The line W138 of Petunia hybrida has variegated flowers because it is homozygous for the mutable an1-W138 allele. Excision of the element, causing instability, depends on the presence of the activatorAct1. The previously characterised non-autonomous element dTph1 excises from the dfrC gene in response to Act1. This implies that both non-autonomous elements belong to the same transposable element family. In a range of distantly related cultivars we could detect a single functional Act1 element. Linkage analysis for 11 of these lines showed that Act1 was located on chromosome I in all cases, indicating that the element might be fixed in the genome. A group of cultivars that did not exhibit Act1 activity could be traced back to a recent common origin (Rose of Heaven). Cultivars within this group presumably harbour the same inactivated Act1 element. Among the lines tested were 7 lines representing the two species (P. axillaris and P. integrifolia) from which P. hybrida originated. None of these exhibited Act1 activity. We assume that Act1 is present in an inactive state in these lines and that it was activated upon interspecific crossing. In general, lines representing the two parental species and P. hybrida cultivars contain between 5 and 25 dTph1 elements. The lines R27 and W138, however, contain significantly more dTph1 elements (> 50) than all other lines.     

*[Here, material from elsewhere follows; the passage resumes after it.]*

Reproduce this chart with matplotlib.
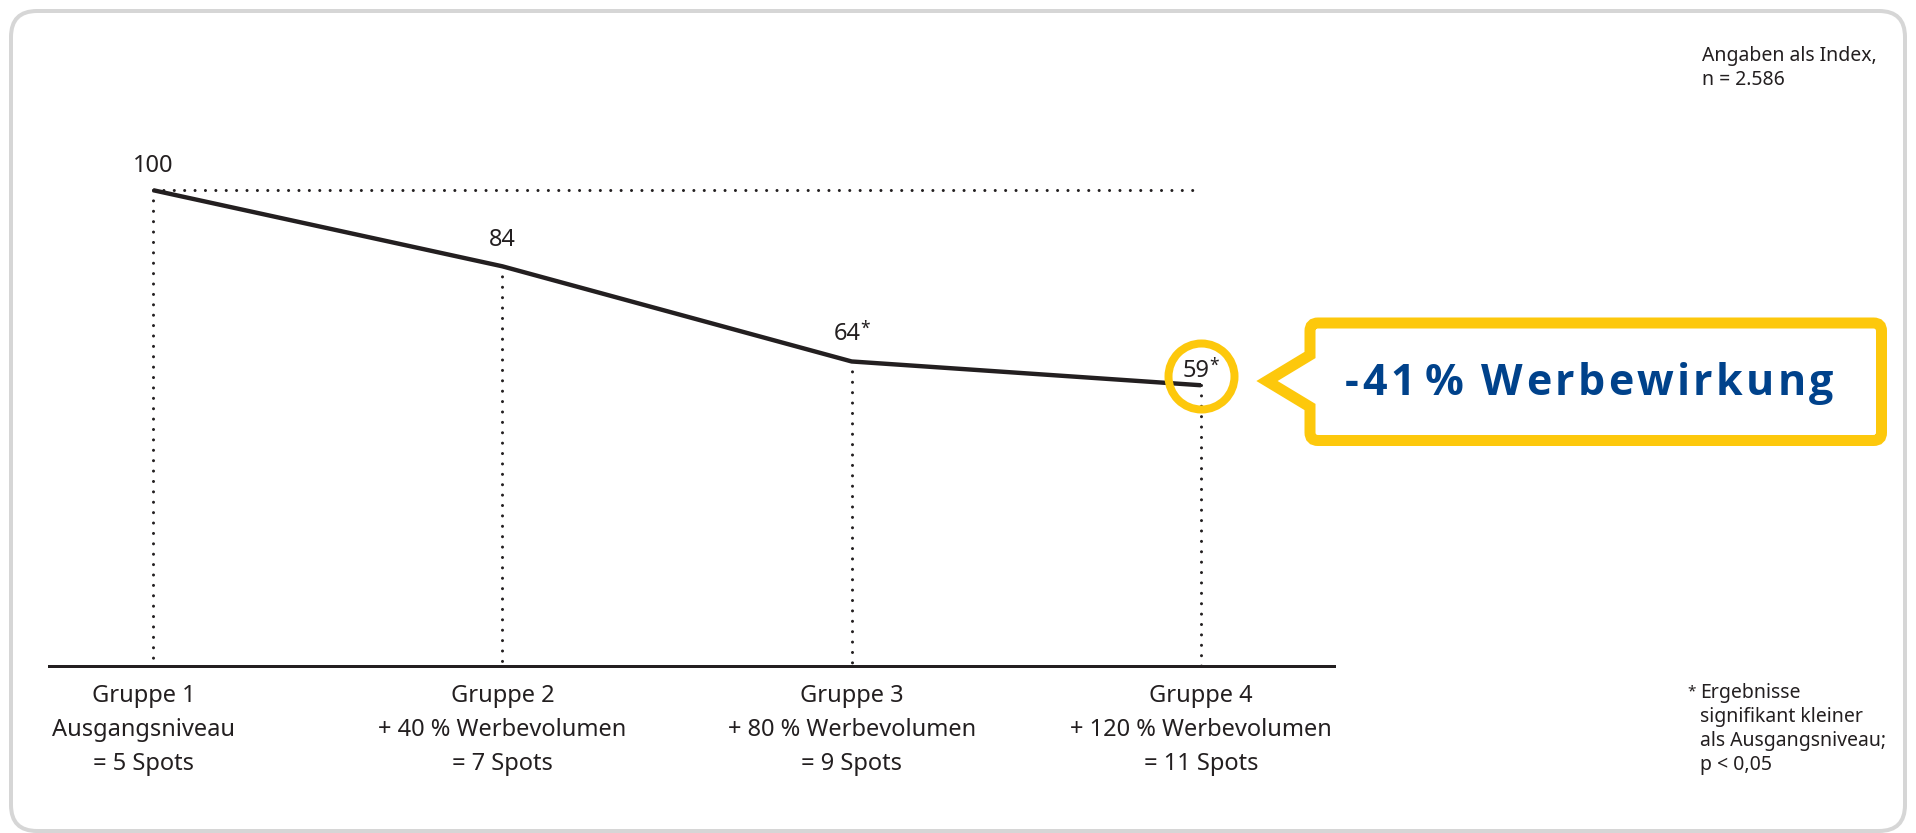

Partial silencing of the NEC1 gene results in early opening of anthers in Petunia hybrida

The NEC1 gene, previously isolated from Petunia hybrida, is expressed at high levels in nectaries, and in a very localized fashion in stamens, particularly in the anther stomium cells and the upper part of the filament. To elucidate the function of the NEC1 gene, co-suppression was employed for down-regulation of NEC1 expression, and transposon insertion mutagenesis was used to knock out the NEC1 function. Among the transgenic plants and plants carrying dTph1 inserted in the NEC1 gene, an "early open anther" phenotype was observed. In this mutant phenotype, the anthers already open in young flower buds (1.8 cm) that still contain immature pollen, resulting in poor pollen quality and impaired pollen release. The results obtained indicate that NEC1 might be involved in the development of stomium cells, which are ruptured during the normal process of anther dehiscence to release mature pollen. Southern analysis revealed the presence of a highly homologous NEC1-like gene, named NEC2, in the P. hybrida genome. The presence of NEC2 was confirmed by segregation analysis and sequencing of genomic clones. The implications of these results and possible reasons why no visually obvious phenotype in nectaries could be produced by co-suppression or transposon insertion mutagenesis are discussed.